* START *

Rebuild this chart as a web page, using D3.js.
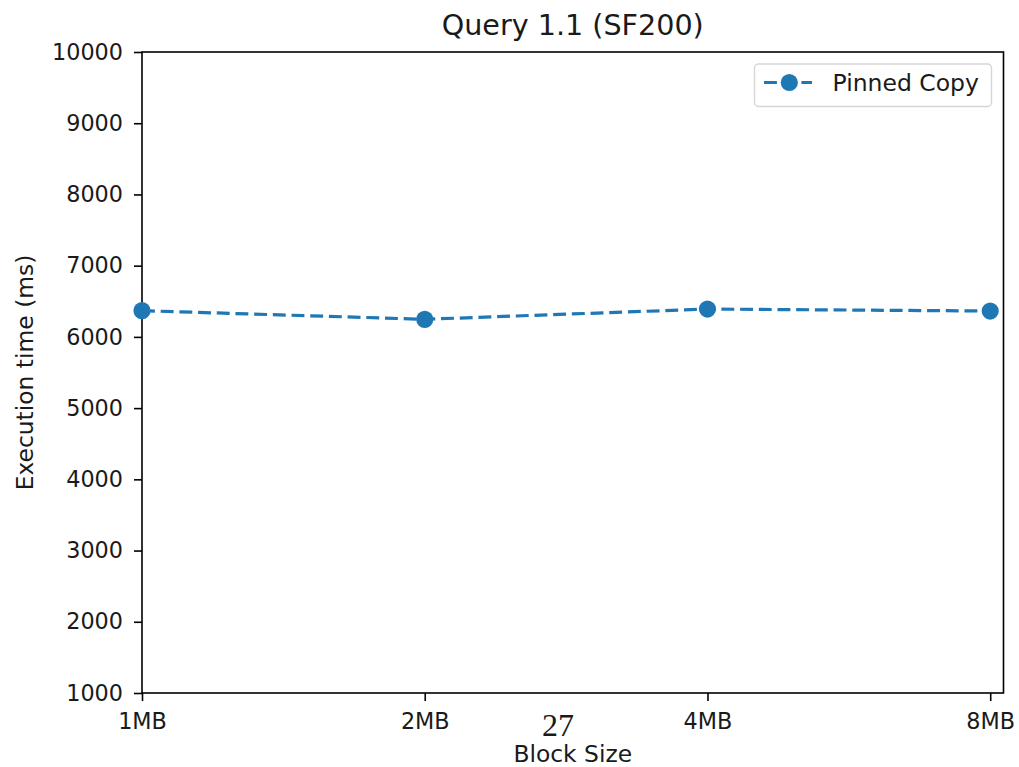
<!DOCTYPE html>
<html>
<head>
<meta charset="utf-8">
<script src="https://cdn.jsdelivr.net/npm/d3@7"></script>
<style>
  body { margin: 0; background: #fff; }
  svg { display: block; }
  text { font-family: "DejaVu Sans", sans-serif; fill: #1a1a1a; }
</style>
</head>
<body>
<svg id="chart" width="1019" height="767"></svg>
<script>
const categories = ["1MB", "2MB", "4MB", "8MB"];
const pinnedCopy = [6368, 6247, 6391, 6363];
const yTicks = [1000, 2000, 3000, 4000, 5000, 6000, 7000, 8000, 9000, 10000];
const seriesName = "Pinned Copy";

(function () {
const svg = d3.select("#chart");
const mLeft = 142, mRight = 1003.5, mTop = 52, mBottom = 693;
const color = "#1f77b4";

const x = d3.scaleLinear().domain([0, 3.047]).range([mLeft, mRight]);
const y = d3.scaleLinear().domain([1000, 10000]).range([mBottom, mTop]);

const xAxis = d3.axisBottom(x).tickValues(d3.range(categories.length))
  .tickFormat(i => categories[i]).tickSize(8).tickPadding(12);
const yAxis = d3.axisLeft(y).tickValues(yTicks).tickFormat(d3.format("d"))
  .tickSize(8).tickPadding(11);

const gx = svg.append("g").attr("transform", `translate(0,${mBottom})`).call(xAxis);
const gy = svg.append("g").attr("transform", `translate(${mLeft},0)`).call(yAxis);
[gx, gy].forEach(g => {
  g.select(".domain").remove();
  g.selectAll(".tick line").attr("stroke", "#000").attr("stroke-width", 1.6);
  g.selectAll(".tick text").style("font-size", "22.3px").attr("fill", "#1a1a1a")
    .style("font-family", "'DejaVu Sans', sans-serif");
});

svg.append("rect").attr("x", mLeft).attr("y", mTop)
  .attr("width", mRight - mLeft).attr("height", mBottom - mTop)
  .attr("fill", "none").attr("stroke", "#000").attr("stroke-width", 1.6);

const line = d3.line().x((d, i) => x(i)).y(d => y(d));
svg.append("path").datum(pinnedCopy).attr("d", line)
  .attr("fill", "none").attr("stroke", color).attr("stroke-width", 3.2)
  .attr("stroke-dasharray", "12.9,5.8");
svg.append("g").selectAll("circle").data(pinnedCopy).join("circle")
  .attr("cx", (d, i) => x(i)).attr("cy", d => y(d)).attr("r", 8.6)
  .attr("fill", color);

svg.append("text").attr("x", (mLeft + mRight) / 2).attr("y", 34.5)
  .attr("text-anchor", "middle").style("font-size", "28.6px").text("Query 1.1 (SF200)");
svg.append("text").attr("x", (mLeft + mRight) / 2).attr("y", 762)
  .attr("text-anchor", "middle").style("font-size", "23.4px").text("Block Size");
svg.append("text").attr("transform", `translate(33,${(mTop + mBottom) / 2}) rotate(-90)`)
  .attr("text-anchor", "middle").style("font-size", "23.4px").text("Execution time (ms)");
svg.append("text").attr("x", 558).attr("y", 736)
  .attr("text-anchor", "middle").style("font-family", "'Liberation Serif', 'DejaVu Serif', serif")
  .style("font-size", "32px").attr("fill", "#000").text("27");

const lg = svg.append("g");
lg.append("rect").attr("x", 754.5).attr("y", 64).attr("width", 237).attr("height", 42.5)
  .attr("rx", 4).attr("fill", "#fff").attr("stroke", "#d6d6d6").attr("stroke-width", 1.4);
lg.append("line").attr("x1", 764).attr("x2", 812).attr("y1", 82.5).attr("y2", 82.5)
  .attr("stroke", color).attr("stroke-width", 3.2).attr("stroke-dasharray", "12.9,5.8");
lg.append("circle").attr("cx", 789.3).attr("cy", 82.5).attr("r", 8.6).attr("fill", color);
lg.append("text").attr("x", 832.5).attr("y", 91).style("font-size", "23.5px").text(seriesName);
})();
</script>
</body>
</html>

* END *

TASK INSTRUCTIONS>
Scan the material above for the string "chart" and return the lines that hold it.

ANSWER TO THE EXERCISE>
Rebuild this chart as a web page, using D3.js.
<svg id="chart" width="1019" height="767"></svg>
const svg = d3.select("#chart");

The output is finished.